Forest Whitaker - Forest plays Ugandan dictator Idi Amin in The Last King of Scotland and hits the nail on the head. The problem is the nail is sitting on the head of a scared dissident and Amin is using an actual hammer and not a metaphorical one. Whitaker does great in the role but we have to take a lot of points off for the fact that they are in Uganda and NOT Scotland.

Peter O'Toole - A surprisingly steady performance from the aging star who plays a lecherous astronaut launched toward the Earth's sister planet. Will he succumb to the heat? Will forgetting his space suit combined with the lack of oxygen do him in? Has he heard of "astronaut diapers", and if so, does he soil them? No one really cares. Maybe he'll get a lifetime achievement award.

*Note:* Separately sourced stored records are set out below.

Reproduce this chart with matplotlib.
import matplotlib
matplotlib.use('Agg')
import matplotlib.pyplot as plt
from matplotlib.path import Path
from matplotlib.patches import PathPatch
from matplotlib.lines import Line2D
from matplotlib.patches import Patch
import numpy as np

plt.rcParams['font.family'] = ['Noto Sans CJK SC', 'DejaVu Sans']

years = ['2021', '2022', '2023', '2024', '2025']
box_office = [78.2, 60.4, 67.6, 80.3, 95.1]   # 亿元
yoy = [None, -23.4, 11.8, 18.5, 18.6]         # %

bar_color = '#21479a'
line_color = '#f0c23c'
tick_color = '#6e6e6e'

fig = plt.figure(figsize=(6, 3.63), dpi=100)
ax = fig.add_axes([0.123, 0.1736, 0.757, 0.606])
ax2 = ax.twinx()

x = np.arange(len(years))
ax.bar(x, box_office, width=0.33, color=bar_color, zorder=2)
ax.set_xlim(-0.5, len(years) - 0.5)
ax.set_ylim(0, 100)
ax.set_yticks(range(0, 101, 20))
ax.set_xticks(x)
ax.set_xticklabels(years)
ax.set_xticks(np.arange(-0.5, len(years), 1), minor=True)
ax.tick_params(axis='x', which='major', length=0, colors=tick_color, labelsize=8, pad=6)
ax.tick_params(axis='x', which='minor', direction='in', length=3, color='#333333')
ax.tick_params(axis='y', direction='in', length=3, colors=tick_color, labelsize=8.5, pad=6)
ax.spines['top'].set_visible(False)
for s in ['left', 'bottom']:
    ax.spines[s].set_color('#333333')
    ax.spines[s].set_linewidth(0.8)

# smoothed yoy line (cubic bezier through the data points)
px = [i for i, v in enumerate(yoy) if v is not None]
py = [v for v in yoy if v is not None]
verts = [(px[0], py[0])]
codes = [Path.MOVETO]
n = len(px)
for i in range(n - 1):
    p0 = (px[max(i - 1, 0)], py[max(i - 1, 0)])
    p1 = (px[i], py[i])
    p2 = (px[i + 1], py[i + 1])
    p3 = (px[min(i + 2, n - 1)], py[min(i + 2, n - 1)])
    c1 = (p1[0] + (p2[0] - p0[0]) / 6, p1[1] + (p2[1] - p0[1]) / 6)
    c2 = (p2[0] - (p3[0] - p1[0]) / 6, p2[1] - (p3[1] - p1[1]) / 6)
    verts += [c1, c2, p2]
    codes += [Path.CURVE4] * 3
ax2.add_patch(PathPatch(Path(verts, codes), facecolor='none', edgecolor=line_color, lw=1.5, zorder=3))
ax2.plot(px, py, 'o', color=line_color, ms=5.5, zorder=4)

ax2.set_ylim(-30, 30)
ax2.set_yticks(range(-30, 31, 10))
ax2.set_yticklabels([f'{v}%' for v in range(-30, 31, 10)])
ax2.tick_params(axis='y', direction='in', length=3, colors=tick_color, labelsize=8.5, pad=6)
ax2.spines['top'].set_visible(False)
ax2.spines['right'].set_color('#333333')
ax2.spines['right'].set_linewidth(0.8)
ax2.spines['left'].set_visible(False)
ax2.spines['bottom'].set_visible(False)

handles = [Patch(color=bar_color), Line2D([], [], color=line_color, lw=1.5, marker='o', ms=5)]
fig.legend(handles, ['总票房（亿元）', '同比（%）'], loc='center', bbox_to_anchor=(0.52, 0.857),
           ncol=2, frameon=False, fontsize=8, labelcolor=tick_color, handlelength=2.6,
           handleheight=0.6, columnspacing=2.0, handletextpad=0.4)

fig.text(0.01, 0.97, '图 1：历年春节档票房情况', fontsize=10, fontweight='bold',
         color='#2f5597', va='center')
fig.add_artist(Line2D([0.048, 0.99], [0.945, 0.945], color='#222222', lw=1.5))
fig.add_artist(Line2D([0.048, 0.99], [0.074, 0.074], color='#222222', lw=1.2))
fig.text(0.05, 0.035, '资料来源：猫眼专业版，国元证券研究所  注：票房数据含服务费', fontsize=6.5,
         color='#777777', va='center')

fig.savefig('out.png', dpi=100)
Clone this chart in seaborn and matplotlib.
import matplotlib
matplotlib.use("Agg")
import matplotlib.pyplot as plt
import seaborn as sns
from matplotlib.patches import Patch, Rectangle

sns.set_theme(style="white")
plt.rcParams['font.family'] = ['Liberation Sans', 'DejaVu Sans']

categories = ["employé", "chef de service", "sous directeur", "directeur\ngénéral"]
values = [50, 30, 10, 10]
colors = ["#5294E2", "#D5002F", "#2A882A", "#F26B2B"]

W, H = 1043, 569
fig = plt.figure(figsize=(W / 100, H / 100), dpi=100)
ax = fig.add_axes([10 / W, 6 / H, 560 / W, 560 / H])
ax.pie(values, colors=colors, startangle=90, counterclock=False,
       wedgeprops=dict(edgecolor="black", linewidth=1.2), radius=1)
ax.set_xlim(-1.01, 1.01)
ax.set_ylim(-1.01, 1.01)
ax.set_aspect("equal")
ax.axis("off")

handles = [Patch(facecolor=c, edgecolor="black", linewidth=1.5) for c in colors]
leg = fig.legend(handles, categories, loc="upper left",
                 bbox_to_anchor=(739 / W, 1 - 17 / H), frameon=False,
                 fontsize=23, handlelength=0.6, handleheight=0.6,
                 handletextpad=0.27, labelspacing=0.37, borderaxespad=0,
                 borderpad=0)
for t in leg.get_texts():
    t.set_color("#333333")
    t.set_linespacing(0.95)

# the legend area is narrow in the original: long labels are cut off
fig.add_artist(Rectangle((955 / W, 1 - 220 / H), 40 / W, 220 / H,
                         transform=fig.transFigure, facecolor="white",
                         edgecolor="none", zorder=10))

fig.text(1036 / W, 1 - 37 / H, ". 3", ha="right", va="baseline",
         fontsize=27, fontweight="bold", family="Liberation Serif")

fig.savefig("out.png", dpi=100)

Will Smith - Nominated for the slice of life drama The Pursuit of Happyness, Will does a wonderful job acting but is an atrocious speller. Why not just call the movie Da Persoot of Happyness? D minus for the spelling but I did like his acting.

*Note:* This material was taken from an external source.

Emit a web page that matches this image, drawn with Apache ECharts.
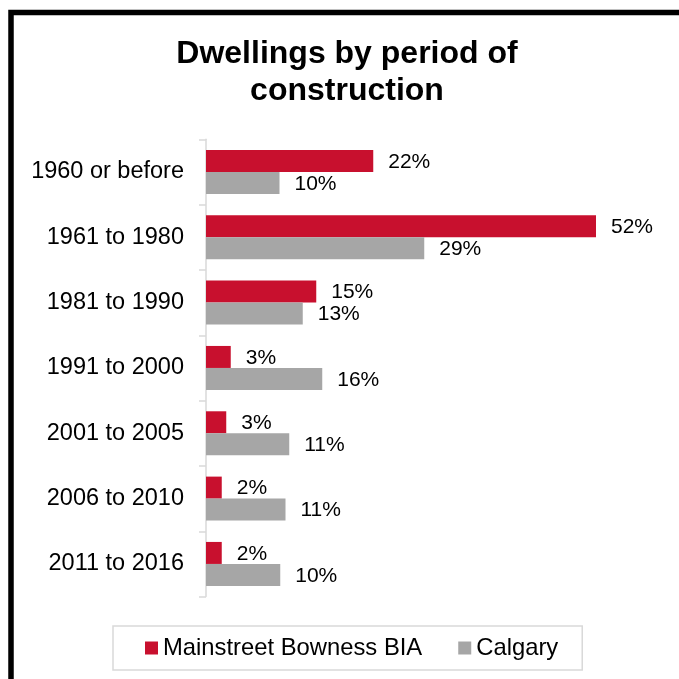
<!DOCTYPE html>
<html>
<head>
<meta charset="utf-8">
<script src="https://cdn.jsdelivr.net/npm/echarts@6/dist/echarts.min.js"></script>
<style>
html,body{margin:0;padding:0;background:#fff;}
#chart{width:679px;height:679px;}
</style>
</head>
<body>
<div id="chart"></div>
<script>
var categories = ['1960 or before','1961 to 1980','1981 to 1990','1991 to 2000','2001 to 2005','2006 to 2010','2011 to 2016'];
var bowness = [22.3, 52.0, 14.7, 3.3, 2.7, 2.1, 2.1];
var calgary = [9.8, 29.1, 12.9, 15.5, 11.1, 10.6, 9.9];
var seriesNames = ['Mainstreet Bowness BIA', 'Calgary'];
var titleText = 'Dwellings by period of\nconstruction';

var FONT = '"Liberation Sans", Arial, Helvetica, sans-serif';
var chart = echarts.init(document.getElementById('chart'), null, {renderer: 'canvas'});
function pct(p){ return Math.round(p.value) + '%'; }
var labelStyle = {show: true, position: 'right', distance: 15, offset: [0, 1], formatter: pct,
  color: '#000', fontSize: 21, fontFamily: FONT};
chart.setOption({
  animation: false,
  backgroundColor: '#fff',
  graphic: [{
    type: 'rect', silent: true,
    shape: {x: 11, y: 12.5, width: 760, height: 760},
    style: {fill: 'none', stroke: '#000', lineWidth: 5.5}
  }],
  title: {
    text: titleText, left: 347, top: 35.5, padding: 0, textAlign: 'center',
    textStyle: {fontSize: 32, fontWeight: 'bold', fontFamily: FONT, color: '#000', lineHeight: 37}
  },
  legend: {
    left: 113, top: 626,
    padding: [10, 24, 10, 32],
    borderColor: '#d9d9d9', borderWidth: 1.5,
    itemWidth: 13, itemHeight: 13, itemGap: 36,
    icon: 'rect',
    textStyle: {fontSize: 23.8, fontFamily: FONT, color: '#000', lineHeight: 23},
    data: seriesNames
  },
  grid: {left: 206, top: 139.3, width: 450, height: 457.3, containLabel: false},
  xAxis: {type: 'value', min: 0, max: 60, show: false},
  yAxis: {
    type: 'category', data: categories, inverse: true,
    axisLine: {show: true, lineStyle: {color: '#d9d9d9', width: 1.5}},
    axisTick: {show: true, length: 7, lineStyle: {color: '#d9d9d9', width: 1.5}},
    axisLabel: {margin: 22, fontSize: 23.5, fontFamily: FONT, color: '#000'},
    splitLine: {show: false}
  },
  series: [
    {name: seriesNames[0], type: 'bar', data: bowness, barWidth: 22, barGap: '0%',
     itemStyle: {color: '#C8102E'}, label: labelStyle},
    {name: seriesNames[1], type: 'bar', data: calgary, barWidth: 22, barGap: '0%',
     itemStyle: {color: '#A6A6A6'}, label: labelStyle}
  ]
});
</script>
</body>
</html>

Leonardo DiCaprio - Leo does a fantastic turn in Blood Diamond as a boyishly cute diamond smuggler who gets very messy in the process of doing something. The something is not important as we are supposed to obsess about the fact that the boyishly handsome Leonardo DiCaprio is actually getting very messy. The problem with this plan is that it didn't work for Charlize Theron last year and it won't this year either.

Ryan Gosling - No really. I guess he did a good job as a teacher breaking racial stereotypes and doing good "things" and all in Half Nelson. Still, its Ryan Gosling.

Well, since the red carpet festivities are fast approaching I'll go ahead and give you my surprise pick. It may not be a surprise if you've read in to what I wrote above but the award for Best Actor in a Motion Picture goes to:

Sir Ian McKellen

See, I knew you would guess it.

A little less than 6 hours...

...until the Oscars, and that means Live Blogging from you know who.

Actually we'll start with the red-carpet show, because who can resist mocking the interviewers for that programme? We hope you'll join us this evening for Oscars, mirth, and mayhem!